In the entries below, find the line containing "Output the Python" and the line containing "ax = fig.add_axes([98". Copy those two lines and everything between them exactly, without the pictures.

**Records supplied:**
────────────────
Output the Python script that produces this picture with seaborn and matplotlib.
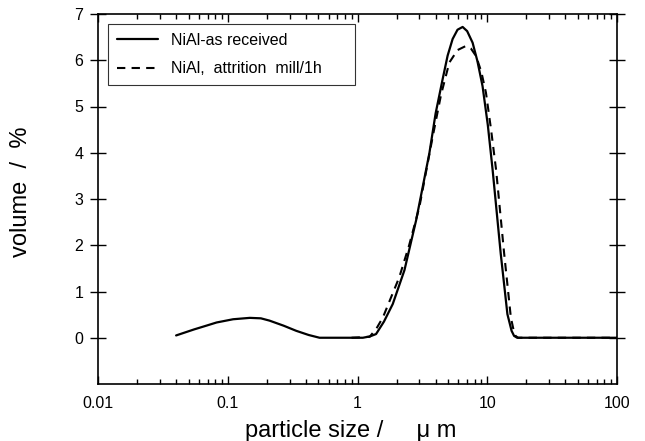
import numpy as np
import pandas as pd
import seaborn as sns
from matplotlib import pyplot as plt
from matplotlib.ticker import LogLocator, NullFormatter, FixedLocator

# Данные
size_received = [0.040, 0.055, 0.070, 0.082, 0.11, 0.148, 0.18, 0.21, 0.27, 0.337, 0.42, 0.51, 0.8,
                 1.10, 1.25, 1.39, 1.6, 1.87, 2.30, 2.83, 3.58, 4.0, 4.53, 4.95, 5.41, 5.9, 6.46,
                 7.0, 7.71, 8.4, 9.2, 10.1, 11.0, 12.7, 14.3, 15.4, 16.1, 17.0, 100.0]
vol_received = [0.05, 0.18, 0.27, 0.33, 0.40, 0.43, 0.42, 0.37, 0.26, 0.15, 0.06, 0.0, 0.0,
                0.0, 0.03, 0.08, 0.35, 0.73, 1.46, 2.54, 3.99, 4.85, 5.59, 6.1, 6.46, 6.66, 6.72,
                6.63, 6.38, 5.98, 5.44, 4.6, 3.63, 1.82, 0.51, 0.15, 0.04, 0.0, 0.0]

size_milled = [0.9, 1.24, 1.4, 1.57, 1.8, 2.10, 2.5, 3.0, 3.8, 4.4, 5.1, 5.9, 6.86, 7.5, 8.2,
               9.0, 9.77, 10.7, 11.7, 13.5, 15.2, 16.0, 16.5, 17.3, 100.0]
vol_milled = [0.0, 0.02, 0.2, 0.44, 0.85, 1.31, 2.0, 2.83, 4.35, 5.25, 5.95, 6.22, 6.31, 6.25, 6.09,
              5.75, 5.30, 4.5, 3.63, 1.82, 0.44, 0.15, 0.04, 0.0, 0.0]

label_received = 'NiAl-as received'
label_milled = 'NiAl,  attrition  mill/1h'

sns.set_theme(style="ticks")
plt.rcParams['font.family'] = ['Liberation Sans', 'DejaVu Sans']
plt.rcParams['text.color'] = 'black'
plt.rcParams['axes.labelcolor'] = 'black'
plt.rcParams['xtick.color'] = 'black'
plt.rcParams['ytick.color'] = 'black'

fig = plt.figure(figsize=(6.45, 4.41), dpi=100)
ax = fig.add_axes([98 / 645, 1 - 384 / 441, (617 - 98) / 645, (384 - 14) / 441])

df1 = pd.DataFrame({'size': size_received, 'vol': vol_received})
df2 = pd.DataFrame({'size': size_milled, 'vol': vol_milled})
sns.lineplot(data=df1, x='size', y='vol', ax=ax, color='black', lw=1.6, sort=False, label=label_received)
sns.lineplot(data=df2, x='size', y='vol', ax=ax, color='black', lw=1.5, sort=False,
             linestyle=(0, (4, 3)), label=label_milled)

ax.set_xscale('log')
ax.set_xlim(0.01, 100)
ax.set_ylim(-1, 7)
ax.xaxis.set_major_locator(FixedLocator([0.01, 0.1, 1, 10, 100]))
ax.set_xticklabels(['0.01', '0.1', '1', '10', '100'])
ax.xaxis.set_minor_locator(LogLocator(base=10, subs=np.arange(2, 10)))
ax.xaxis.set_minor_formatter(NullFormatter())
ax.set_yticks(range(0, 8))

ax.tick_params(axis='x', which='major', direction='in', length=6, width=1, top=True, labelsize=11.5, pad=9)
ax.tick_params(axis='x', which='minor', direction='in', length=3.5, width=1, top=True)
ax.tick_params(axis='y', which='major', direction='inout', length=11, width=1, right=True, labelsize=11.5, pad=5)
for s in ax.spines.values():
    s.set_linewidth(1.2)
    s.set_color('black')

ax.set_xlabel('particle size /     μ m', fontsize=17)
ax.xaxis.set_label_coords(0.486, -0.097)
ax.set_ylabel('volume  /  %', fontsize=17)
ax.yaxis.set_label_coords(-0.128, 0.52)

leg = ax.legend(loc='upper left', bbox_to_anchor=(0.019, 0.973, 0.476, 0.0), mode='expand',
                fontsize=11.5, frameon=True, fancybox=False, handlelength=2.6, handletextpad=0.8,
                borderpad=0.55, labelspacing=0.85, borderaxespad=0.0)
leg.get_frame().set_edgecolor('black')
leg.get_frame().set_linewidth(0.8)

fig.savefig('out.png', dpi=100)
────────────────
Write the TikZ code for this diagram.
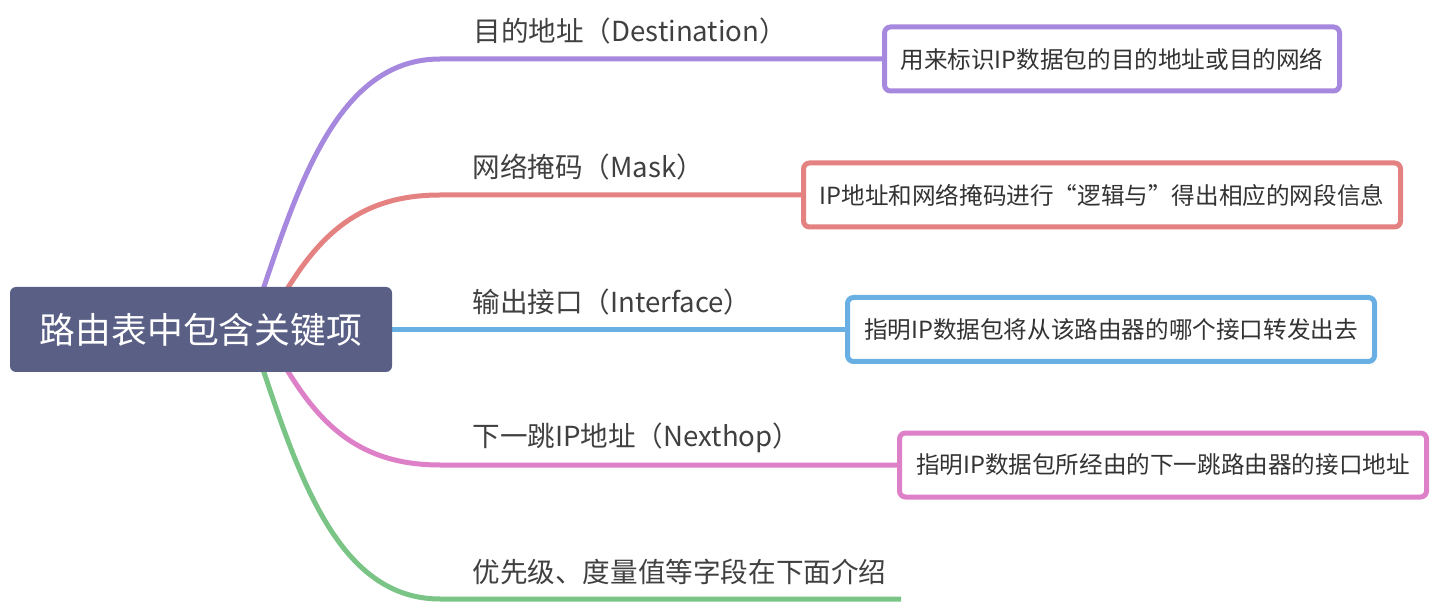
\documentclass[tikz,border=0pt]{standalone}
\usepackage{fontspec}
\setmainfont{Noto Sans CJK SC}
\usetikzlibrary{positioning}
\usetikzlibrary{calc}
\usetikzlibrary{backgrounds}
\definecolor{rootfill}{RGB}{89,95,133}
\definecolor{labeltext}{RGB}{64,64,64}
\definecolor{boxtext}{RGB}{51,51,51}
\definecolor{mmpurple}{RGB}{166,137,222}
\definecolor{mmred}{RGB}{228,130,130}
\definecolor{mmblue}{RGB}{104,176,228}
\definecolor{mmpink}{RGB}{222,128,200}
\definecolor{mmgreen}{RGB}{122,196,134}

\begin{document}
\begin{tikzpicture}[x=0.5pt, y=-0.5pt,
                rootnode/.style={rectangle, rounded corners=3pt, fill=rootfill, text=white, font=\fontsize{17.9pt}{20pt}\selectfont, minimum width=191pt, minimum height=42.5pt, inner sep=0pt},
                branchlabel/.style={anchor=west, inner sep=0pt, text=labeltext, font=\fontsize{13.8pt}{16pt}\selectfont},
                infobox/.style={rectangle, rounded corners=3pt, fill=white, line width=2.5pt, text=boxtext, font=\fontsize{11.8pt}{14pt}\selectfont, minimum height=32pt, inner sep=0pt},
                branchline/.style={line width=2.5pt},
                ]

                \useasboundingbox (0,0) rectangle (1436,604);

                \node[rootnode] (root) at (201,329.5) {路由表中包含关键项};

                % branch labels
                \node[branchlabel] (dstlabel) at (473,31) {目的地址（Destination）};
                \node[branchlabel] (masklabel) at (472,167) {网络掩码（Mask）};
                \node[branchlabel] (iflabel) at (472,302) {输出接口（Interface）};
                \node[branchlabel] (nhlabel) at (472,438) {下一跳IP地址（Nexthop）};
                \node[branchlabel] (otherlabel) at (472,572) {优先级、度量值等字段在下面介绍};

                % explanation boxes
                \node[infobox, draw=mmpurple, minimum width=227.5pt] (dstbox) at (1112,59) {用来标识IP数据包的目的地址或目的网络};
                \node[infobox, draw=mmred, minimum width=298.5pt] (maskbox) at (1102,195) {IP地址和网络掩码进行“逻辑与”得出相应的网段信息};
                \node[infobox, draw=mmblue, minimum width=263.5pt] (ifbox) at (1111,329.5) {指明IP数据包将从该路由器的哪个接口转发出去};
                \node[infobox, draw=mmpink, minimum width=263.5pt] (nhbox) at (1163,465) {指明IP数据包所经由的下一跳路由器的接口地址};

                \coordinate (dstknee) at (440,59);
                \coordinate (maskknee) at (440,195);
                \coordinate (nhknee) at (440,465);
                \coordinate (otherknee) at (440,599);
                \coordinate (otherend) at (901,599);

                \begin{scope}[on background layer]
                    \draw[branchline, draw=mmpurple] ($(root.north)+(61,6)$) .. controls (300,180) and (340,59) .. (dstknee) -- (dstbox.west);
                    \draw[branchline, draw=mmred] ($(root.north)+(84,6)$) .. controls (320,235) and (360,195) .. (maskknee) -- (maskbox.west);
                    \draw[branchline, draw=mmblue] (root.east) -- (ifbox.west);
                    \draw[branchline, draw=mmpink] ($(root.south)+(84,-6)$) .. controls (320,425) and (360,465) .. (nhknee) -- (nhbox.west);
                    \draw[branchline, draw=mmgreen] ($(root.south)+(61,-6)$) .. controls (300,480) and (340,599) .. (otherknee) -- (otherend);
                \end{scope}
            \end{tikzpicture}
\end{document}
────────────────
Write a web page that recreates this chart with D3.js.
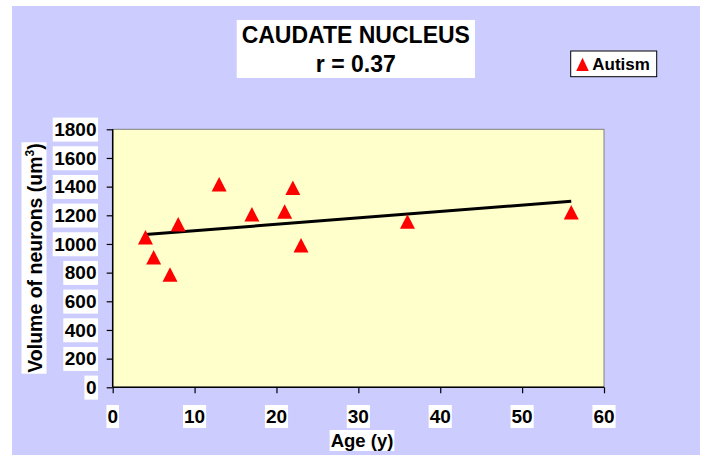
────────────────
**Result of the exercise:**
Output the Python script that produces this picture with seaborn and matplotlib.
import numpy as np
import pandas as pd
import seaborn as sns
from matplotlib import pyplot as plt
from matplotlib.ticker import LogLocator, NullFormatter, FixedLocator

# Данные
size_received = [0.040, 0.055, 0.070, 0.082, 0.11, 0.148, 0.18, 0.21, 0.27, 0.337, 0.42, 0.51, 0.8,
                 1.10, 1.25, 1.39, 1.6, 1.87, 2.30, 2.83, 3.58, 4.0, 4.53, 4.95, 5.41, 5.9, 6.46,
                 7.0, 7.71, 8.4, 9.2, 10.1, 11.0, 12.7, 14.3, 15.4, 16.1, 17.0, 100.0]
vol_received = [0.05, 0.18, 0.27, 0.33, 0.40, 0.43, 0.42, 0.37, 0.26, 0.15, 0.06, 0.0, 0.0,
                0.0, 0.03, 0.08, 0.35, 0.73, 1.46, 2.54, 3.99, 4.85, 5.59, 6.1, 6.46, 6.66, 6.72,
                6.63, 6.38, 5.98, 5.44, 4.6, 3.63, 1.82, 0.51, 0.15, 0.04, 0.0, 0.0]

size_milled = [0.9, 1.24, 1.4, 1.57, 1.8, 2.10, 2.5, 3.0, 3.8, 4.4, 5.1, 5.9, 6.86, 7.5, 8.2,
               9.0, 9.77, 10.7, 11.7, 13.5, 15.2, 16.0, 16.5, 17.3, 100.0]
vol_milled = [0.0, 0.02, 0.2, 0.44, 0.85, 1.31, 2.0, 2.83, 4.35, 5.25, 5.95, 6.22, 6.31, 6.25, 6.09,
              5.75, 5.30, 4.5, 3.63, 1.82, 0.44, 0.15, 0.04, 0.0, 0.0]

label_received = 'NiAl-as received'
label_milled = 'NiAl,  attrition  mill/1h'

sns.set_theme(style="ticks")
plt.rcParams['font.family'] = ['Liberation Sans', 'DejaVu Sans']
plt.rcParams['text.color'] = 'black'
plt.rcParams['axes.labelcolor'] = 'black'
plt.rcParams['xtick.color'] = 'black'
plt.rcParams['ytick.color'] = 'black'

fig = plt.figure(figsize=(6.45, 4.41), dpi=100)
ax = fig.add_axes([98 / 645, 1 - 384 / 441, (617 - 98) / 645, (384 - 14) / 441])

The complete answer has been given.